You have two options in life whatever your role is. You have two options over how you project yourself. If anything happens to you, whether it be Gary’s cancer battle, or whether you have challenges running a business or managing people, or dealing with a sales. The two options are do you project yourself with what’s happening to you, negatively or positively? If you take it personally and let it happen to you then you will allow that projection to be negative. Gary takes ownership of who he is, not of what he has. Do you take a choice of projecting yourself optimistically or positively? Or do you choose to project out negativity and things that work to cripple and break down your mentality? How you project yourself when you face adversity will have a direct correlation on the outcome. He is serious about his situation, but the more positive you are about anything, the better chance you will have a positive outcome.

8. Are You Planting Your Feet?

Don’t believe authority completely. Doctors can be and have been wrong. Plant your feet and be willing to engage, ask questions, and avoid assumptive statements given by other people. The mental power that you build should work to reinforce your standpoints. You can’t outperform what you believe. If you believe whatever results are given to you then you will find yourself falling into a self-fulfilling prophecy which dooms and diminishes your situation in the world.

9. Resources for Success

Who do I network with and who do I make sure is a part of my ongoing basis who can help me through what I’m going through? In sales you need to understand who you need to reach out to and to do so you need to get some humility and put arrogance aside. Arrogance takes no guts, its pure arrogance. There’s no humor in being arrogant.
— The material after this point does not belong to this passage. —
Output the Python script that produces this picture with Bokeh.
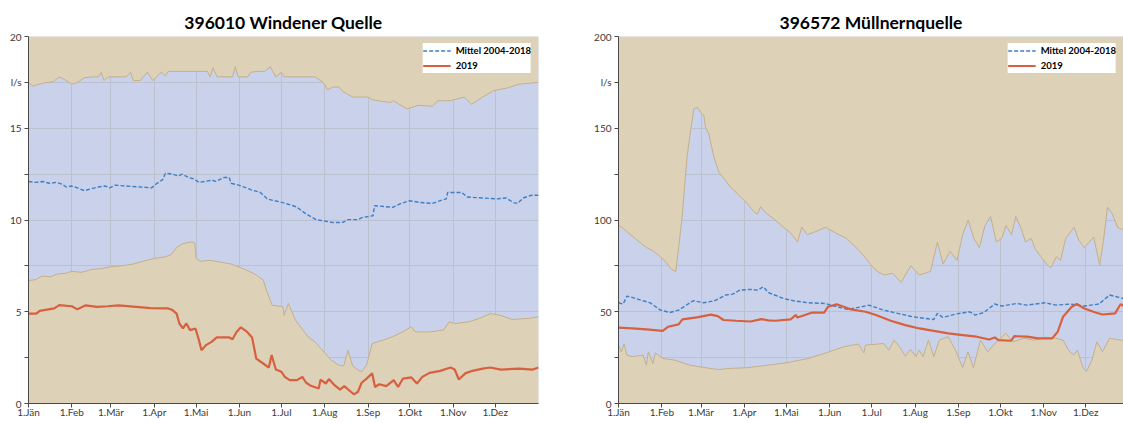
from bokeh.plotting import figure
from bokeh.models import Range1d, FixedTicker
from bokeh.layouts import row
from bokeh.embed import file_html
from bokeh.resources import INLINE

MONTH_DAYS = [0, 31, 59, 90, 120, 151, 181, 212, 243, 273, 304, 334]
MONTH_LABELS = ["1.Jän", "1.Feb", "1.Mär", "1.Apr", "1.Mai", "1.Jun",
                "1.Jul", "1.Aug", "1.Sep", "1.Okt", "1.Nov", "1.Dez"]

# ---------------- 396010 Windener Quelle (l/s) ----------------
W_TITLE = "396010 Windener Quelle"
W_YTICKS = [0, 2.5, 5, 7.5, 10, 12.5, 15, 17.5, 20]
W_YLABELS = ["0", "", "5", "", "10", "", "15", "l/s", "20"]

W_MAX = [(0, 17.5), (3, 17.3), (10, 17.45), (18, 17.55), (22, 17.8), (27, 17.6), (31, 17.4),
         (35, 17.5), (40, 17.75), (46, 17.8), (50, 17.8), (52, 18.05), (54, 17.6), (57, 17.8),
         (70, 17.8), (73, 18.05), (75, 17.6), (80, 17.6), (85, 18.05), (89, 17.6), (95, 18.05),
         (98, 17.85), (100, 18.1), (128, 18.1), (130, 17.8), (132, 18.3), (135, 17.8), (146, 17.8),
         (148, 18.35), (150, 17.8), (157, 17.8), (159, 18.05), (164, 18.1), (169, 18.1),
         (173, 18.35), (177, 17.8), (181, 18.05), (183, 17.8), (205, 17.8), (211, 17.5),
         (214, 17.1), (218, 17.25), (222, 17.25), (225, 17.0), (232, 16.7), (243, 16.7),
         (246, 16.55), (259, 16.4), (261, 16.5), (271, 16.05), (279, 16.25), (289, 16.2),
         (293, 16.5), (302, 16.5), (312, 16.7), (317, 16.3), (325, 16.7), (333, 17.05),
         (343, 17.2), (351, 17.4), (365, 17.5)]

W_MIN = [(0, 6.7), (5, 6.75), (10, 6.95), (16, 6.9), (20, 7.05), (27, 7.1), (31, 7.2), (38, 7.15),
         (45, 7.3), (52, 7.35), (59, 7.45), (66, 7.5), (75, 7.6), (82, 7.75), (90, 7.9), (98, 8.0),
         (102, 8.1), (106, 8.5), (110, 8.7), (116, 8.8), (119, 8.75), (120, 7.9), (123, 7.75),
         (130, 7.8), (138, 7.7), (145, 7.6), (152, 7.4), (158, 7.2), (163, 7.0), (168, 6.73),
         (170.6, 6.1), (174.4, 5.36), (182, 5.27), (183, 4.8), (186, 5.45), (191, 4.55),
         (200, 3.64), (205, 3.36), (211.5, 2.8), (216.6, 2.36), (221.8, 2.1), (225.6, 2.04),
         (228.7, 2.9), (232, 2.04), (235.8, 1.82), (238.4, 1.73), (242, 2.1), (246, 3.27),
         (253.7, 3.45), (261.4, 3.67), (267.8, 3.9), (274, 4.18), (276.8, 3.9), (287, 3.9),
         (297, 4.0), (301, 4.45), (305, 4.36), (315, 4.45), (322.8, 4.64), (330.5, 4.9),
         (338, 4.8), (345.8, 4.58), (358.6, 4.64), (365, 4.73)]

W_MEAN = [(0, 12.1), (5, 12.05), (10, 12.1), (15, 12.0), (20, 12.05), (24, 11.95), (27, 11.8),
          (31, 11.85), (35, 11.75), (40, 11.6), (45, 11.7), (50, 11.8), (55, 11.85), (58, 11.75),
          (62, 11.9), (70, 11.85), (80, 11.8), (88, 11.75), (92, 12.0), (96, 12.2), (98, 12.55),
          (103, 12.5), (107, 12.4), (110, 12.5), (115, 12.3), (118, 12.25), (122, 12.05),
          (131.5, 12.17), (134, 12.1), (140, 12.32), (143.6, 12.32), (145, 12.0), (150.5, 11.9),
          (160, 11.63), (166, 11.5), (171, 11.14), (179, 11.0), (184, 10.9), (191.6, 10.72),
          (198.7, 10.33), (205.8, 10.02), (213, 9.93), (217.7, 9.86), (224.9, 9.87),
          (228.5, 10.02), (235.6, 10.02), (239, 10.14), (246.5, 10.23), (247.7, 10.78),
          (260.8, 10.69), (265.5, 10.87), (272.6, 11.05), (280, 10.96), (289, 10.9),
          (296, 11.09), (299, 11.15), (300, 11.5), (310, 11.5), (314, 11.25), (325, 11.2),
          (335, 11.15), (342, 11.2), (347, 10.95), (350, 10.9), (354, 11.2), (360, 11.35),
          (365, 11.35)]

W_2019 = [(0, 4.9), (5.6, 4.9), (8, 5.05), (18.4, 5.18), (22, 5.36), (31, 5.3), (35, 5.13),
          (41, 5.35), (49, 5.27), (56.8, 5.3), (64.5, 5.35), (77, 5.27), (87.5, 5.2), (100, 5.18),
          (103, 5.09), (106, 4.9), (108, 4.36), (110.5, 4.09), (113, 4.36), (115.6, 4.0),
          (119.5, 4.09), (122, 3.45), (123.8, 2.9), (127, 3.18), (131, 3.36), (134.8, 3.6),
          (143.7, 3.6), (146, 3.5), (148.9, 3.9), (152, 4.15), (156.5, 3.9), (160, 3.6),
          (163, 2.45), (168, 2.18), (172, 1.96), (174, 2.64), (177, 1.85), (181, 1.73),
          (183.4, 1.45), (187, 1.27), (192, 1.27), (196, 1.45), (198.7, 1.13), (202.5, 0.95),
          (207.7, 0.82), (209, 1.3), (212.8, 1.09), (215, 1.33), (219, 1.0), (223, 0.76),
          (226, 0.95), (230.7, 0.64), (233, 0.5), (235.8, 0.64), (238.4, 1.13), (242, 1.36),
          (246, 1.64), (248, 0.9), (251, 1.05), (256, 0.95), (261.4, 1.27), (264.5, 0.9),
          (268, 1.36), (274, 1.42), (278, 1.09), (281.9, 1.45), (287, 1.67), (294.7, 1.78),
          (302, 1.96), (305, 1.85), (308, 1.31), (312.6, 1.64), (317.7, 1.78), (325, 1.9),
          (330.5, 1.96), (338, 1.85), (351, 1.9), (361, 1.85), (365, 1.96)]

# ---------------- 396572 Müllnernquelle (l/s) ----------------
M_TITLE = "396572 Müllnernquelle"
M_YTICKS = [0, 25, 50, 75, 100, 125, 150, 175, 200]
M_YLABELS = ["0", "", "50", "", "100", "", "150", "l/s", "200"]

M_MAX = [(0, 97.3), (6, 93.7), (13, 89.2), (20, 85), (25, 83), (30, 80), (34, 77), (38, 73),
         (41, 72), (43, 85), (45.5, 101.8), (49, 134.3), (51.5, 148.7), (53.9, 160.5),
         (56.3, 161.4), (58.7, 158.7), (61, 156.9), (62.2, 150.5), (64.6, 146.9), (68.2, 134.3),
         (71.7, 126.2), (75.3, 122.6), (80, 118), (87.3, 112.6), (92, 109), (96.8, 104.5),
         (99.2, 103.2), (101.6, 107.2), (105, 104), (112, 100), (118, 96), (123, 93), (128, 88),
         (131, 96), (135, 92), (142, 94), (148, 96), (155, 93), (163, 90), (170, 85), (176, 80),
         (181, 75), (185, 72), (190, 70), (196, 71), (202, 66), (209, 75), (215, 70), (223, 72),
         (228, 88), (232, 76), (237, 83), (242, 78), (246, 92), (250, 100), (254, 90), (258, 85),
         (262, 97), (266, 102), (270, 88), (274, 90), (277, 97), (281, 92), (284, 102), (288, 95),
         (291, 88), (295, 90), (298, 84), (302, 80), (306, 76), (309, 74), (313, 80), (316, 78),
         (319.7, 90), (325.7, 96), (329, 89), (333, 85), (339.7, 90.7), (344, 75.3),
         (347, 90.7), (349.5, 107), (353, 103.4), (356.8, 96), (361, 94.4), (365, 92)]

M_MIN = [(0, 31.8), (2, 28.2), (4, 32.4), (6, 26.4), (9.8, 25.5), (17.5, 26.4), (20, 20.9),
         (21.3, 28.2), (24.6, 21.8), (26.4, 27.6), (31.6, 24.5), (40.6, 23.6), (50.8, 20.9),
         (61, 19.6), (71.4, 18.5), (79, 19.1), (92, 19.5), (107, 20.9), (120, 22.2),
         (135.6, 24.5), (148.4, 27.6), (161, 30.9), (171.5, 32.4), (175.4, 27.6), (176.6, 31.8),
         (189.5, 32.7), (193.3, 29.1), (197, 34.5), (201, 30.9), (205, 25.8), (208.7, 29.5),
         (212.6, 25.5), (215, 29.1), (217.7, 25.5), (221.6, 34.5), (225.4, 25.5), (229.3, 34.5),
         (235.7, 36.4), (240.8, 29.1), (246, 19.6), (249.8, 28.2), (253.7, 19.6), (258.8, 34.5),
         (264, 28.2), (269, 32.7), (276.8, 38.2), (282, 33.6), (289.6, 35.5), (297.3, 34.5),
         (305, 36), (312.7, 35.5), (317.8, 34.5), (321.7, 29.1), (325.6, 26.4), (328, 29.1),
         (332, 19.6), (334.5, 17.3), (338.4, 23.6), (342, 33.6), (346, 28.2), (351, 35.5),
         (359, 34.5), (365, 34.5)]

M_MEAN = [(0, 54.9), (3.3, 54.2), (6, 58.5), (9.8, 57.8), (17.5, 56), (22.6, 54.9), (30, 50.9),
          (36.7, 49.6), (43, 50.9), (49.6, 54.2), (53.4, 56), (61, 54.9), (68.8, 56), (76.5, 59.1),
          (81.6, 59.6), (86.8, 61.8), (94.5, 62.2), (99.6, 61.8), (103.5, 63.6), (107.3, 60.4),
          (117.6, 57.3), (125, 56), (135.5, 54.9), (148, 54.5), (156, 52.7), (163.8, 51.3),
          (174, 52.7), (179, 53.6), (189.5, 50.9), (199.7, 49.1), (210, 47.3), (219, 46.4),
          (225.4, 45.8), (228, 49.1), (231.8, 46.9), (240.8, 48.7), (251, 50), (255, 48.2),
          (261, 49.5), (269, 54.2), (274, 53.1), (284.5, 54.5), (292, 53.6), (305, 54.9),
          (312.7, 53.6), (323, 54.2), (333, 53.1), (343.5, 54.2), (351, 59.1), (356, 58.2),
          (361, 57.2), (365, 56.5)]

M_2019 = [(0, 41.3), (9.8, 40.9), (20, 40.4), (31.6, 39.6), (35.4, 41.8), (43, 43.1),
          (45.7, 45.8), (56, 46.9), (66, 48.4), (71, 47.6), (75, 45.5), (84, 45.1), (94.5, 44.7),
          (102, 46.0), (107, 45.3), (112, 45.1), (123, 45.8), (126.6, 48.2), (128, 46.9),
          (138, 49.5), (147, 49.5), (149.7, 52.7), (156, 54), (161, 52.7), (166, 51.3),
          (176.6, 50), (184, 48.2), (194.6, 45.1), (205, 42.7), (215, 40.9), (225.4, 39.6),
          (235.7, 38.2), (246, 37.3), (256, 36.4), (265, 34.9), (269, 36), (271.6, 34.5),
          (280.6, 34.2), (283, 36.7), (292, 36.4), (300, 35.5), (310, 35.5), (314, 39.1),
          (317.8, 47.3), (324, 52.7), (327.6, 54.2), (333, 51.8), (341, 49.6), (346, 48.5),
          (355, 49.1), (359, 54.2), (362, 52.6), (365, 52.0)]

TAN = "#ddd2b8"
BLUE_BAND = "#c9d2ea"
EDGE = "#c4af88"
GRID = "#bcc1d0"
RED = "#d8603f"
MEAN_BLUE = "#3f7fc6"
AXIS = "#4a4a4a"
FONT = "Lato"


def split(pairs):
    return [a for a, _ in pairs], [b for _, b in pairs]


def make_chart(title, ymax, yticks, ylabels, s_max, s_min, s_mean, s_2019,
               width, b_left, b_right, xend):
    p = figure(width=width, height=423, output_backend="svg", toolbar_location=None,
               x_range=Range1d(0, xend), y_range=Range1d(0, ymax),
               min_border_left=b_left, min_border_right=b_right,
               min_border_top=36, min_border_bottom=20)
    p.background_fill_color = BLUE_BAND
    p.border_fill_color = "white"
    p.outline_line_color = None

    p.title.text = title
    p.title.align = "center"
    p.title.text_font = FONT
    p.title.text_font_size = "17.5px"
    p.title.text_font_style = "bold"
    p.title.text_color = "#000000"
    p.title.standoff = 8

    xt = FixedTicker(ticks=MONTH_DAYS)
    yt = FixedTicker(ticks=yticks)
    p.xaxis.ticker = xt
    p.yaxis.ticker = yt
    p.xgrid.ticker = xt
    p.ygrid.ticker = yt
    p.xaxis.major_label_overrides = {d: l for d, l in zip(MONTH_DAYS, MONTH_LABELS)}
    p.yaxis.major_label_overrides = {t: l for t, l in zip(yticks, ylabels)}
    for ax in (p.xaxis, p.yaxis):
        ax.axis_line_color = AXIS
        ax.major_tick_line_color = AXIS
        ax.minor_tick_line_color = None
        ax.major_tick_in = 0
        ax.major_tick_out = 4
        ax.major_label_text_font = FONT
        ax.major_label_text_font_size = "10px"
        ax.major_label_text_color = "#3a3a3a"
    p.xaxis.major_label_standoff = -2
    p.yaxis.major_label_standoff = 3
    for g in (p.xgrid, p.ygrid):
        g.grid_line_color = GRID
        g.grid_line_width = 1

    mx, my = split(s_max)
    nx, ny = split(s_min)
    ex, ey = split(s_mean)
    rx, ry = split(s_2019)

    p.varea(x=mx, y1=my, y2=ymax, fill_color=TAN)
    p.varea(x=nx, y1=0, y2=ny, fill_color=TAN)
    p.line(mx, my, line_color=EDGE, line_width=1)
    p.line(nx, ny, line_color=EDGE, line_width=1)
    p.line(ex, ey, line_color=MEAN_BLUE, line_width=1.4, line_dash="4 2",
           legend_label="Mittel 2004-2018")
    p.line(rx, ry, line_color=RED, line_width=2.2, legend_label="2019")

    lg = p.legend[0]
    lg.location = "top_right"
    lg.margin = 7
    lg.padding = 3
    lg.spacing = 0
    lg.label_height = 15
    lg.glyph_height = 15
    lg.glyph_width = 28
    lg.label_standoff = 5
    lg.label_text_font = FONT
    lg.label_text_font_size = "9.5px"
    lg.label_text_font_style = "bold"
    lg.label_text_color = "#000000"
    lg.background_fill_color = "white"
    lg.background_fill_alpha = 1
    lg.border_line_color = None
    return p


p1 = make_chart(W_TITLE, 20, W_YTICKS, W_YLABELS, W_MAX, W_MIN, W_MEAN, W_2019,
                560, 28, 22, 365)
p2 = make_chart(M_TITLE, 200, M_YTICKS, M_YLABELS, M_MAX, M_MIN, M_MEAN, M_2019,
                563, 58, 0, 361)

layout = row(p1, p2)
open("out.html", "w").write(file_html(layout, INLINE))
Some resources that you could be using you might need to flush. If there are negative influences that you’d be better off without then you should be willing to break away. If something someone does and how they live doesn’t serve them well then chances are they won’t serve you well.

10. Gratitude!

During your battle if you’ve got anything, who are you letting know that you love them, care about them, and are thanking them with gratitude because they’re present and there for whenever you need them? Every three weeks Gary, during chemo, makes a point to have chats and conversations with the nurses because they’re spending all day with people who have been told they’re going to die. His focus on gratitude is to build out the work to be done in order to emphasize the relationships you’ve created. In business it is important to recognize friendships and long-term engagements and it’s important to tell your clients, with gratitude, how much they care, without being forced to say it by virtue of the circumstances that are haunting.